Meteorological Applications of GPS Signals with Ground- and Space-based Receivers
Poli, P.1; Pailleux, J.1; Ducrocq, V.1; Moll, P.1; Rabier, F.1; Mauprivez, M.1; Dufour, S.1; Grondin, M.2; Issler, J.-L.2; de Latour, A.2
1Meteo France; 2CNES

The year 2007 marks the fiftieth anniversary of the first man-made artificial satellite carrying a radio transmitter. The Sputnik satellite preceded the first constellation of Global Positioning System satellites which have sent accurate and stable radio signals since 1994. These radio signals have now become a source of information for exploratory and routine monitoring of the Earth's atmosphere.

The propagation of GPS signals within the atmosphere is subject to refraction by the three-dimensional structure of refractive index gradients. These gradients relate to electron content density in the ionosphere and to atmospheric features in the neutral atmosphere. Such weather features include fronts or rainfall events in the troposphere (the lower part of the atmosphere). Using ad hoc receivers located on the ground or in space, it has now become possible to measure the propagation delay caused by the neutral atmosphere.

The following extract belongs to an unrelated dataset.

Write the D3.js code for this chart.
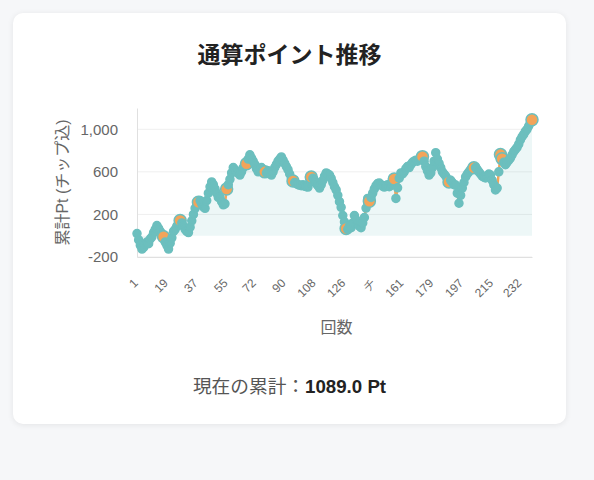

For a GPS receiver on the ground, the viewing geometry imposes that the first atmospheric observable that can be collected is a measure of the zenith total delay (ZTD) at the vertical of the GPS station. That quantity conveys the superposition of two pieces of information. The first signal is the atmospheric total density above the station (i.e. the total weight of the atmosphere over a unit surface area, which relates to the surface pressure of the air at the surface). The second signal is the total amount of precipitable water above the station. The latter information is particularly valuable because the water vapour cycle is currently only partially observed and the space- and time- distributions of atmospheric water vapour are still subject to great uncertainties in weather models. Several networks of GPS stations have been deployed mostly over Northern hemisphere continental surfaces, usually for precise positioning or geodetic applications -- but rarely for meteorological purposes. The European network of meteorological services (EUMETNET) GPS water vapour programme (E-GVAP) was setup to collect and bring such measurements of GPS ZTD to operational meteorological services. Thanks to E-GVAP, more than 400 stations over Europe (some of which belong to geodetic institutes, universities, and non-meteorological entities) now send their raw data to analysis centers where ZTD retrievals are calculated and sent to meteorological services within less than 3 hours.

Using the so-called radio occultation technique, GPS receivers can also be used to probe the atmosphere from space-based platforms. The measurement process involves observing a source (one of the GPS transmitters) as it sets (or rises) on the horizon, behind the Earth's atmospheric limb. The imprint of the atmosphere on the measurement data is also a delay in the propagation, as compared to the delay that one could foresee if there was no atmosphere. These phase delays are in fact more readily apparent in the form of Doppler shifts, because the occultation links cross layers of varying densities; the propagation delays change rapidly as the linking rays between the occulted GPS transmitter and the GPS receiver scan increasingly lower (or higher) regions of the atmosphere. To date, a total of nine GPS radio occultation experiments involving fifteen receiving platforms have been conducted since 1995. Out of these, the data from eight satellites are currently collected, processed, and sent to operational meteorological services within less than 3 hours. The resulting observations extend from the near-surface up to the stratosphere, a region that was up to now routinely observed only by instruments featuring a poor vertical resolution.

We will present how the imprints of the atmosphere on the GPS measurements from both techniques are fed into numerical weather prediction systems at meteorological institutes. Doing so we will present the impact these data have on numerical forecasts at Météo-France. We will also show recent results in the field of GPS radio occultation and discuss outlooks for further improvements with the advent of GALILEO.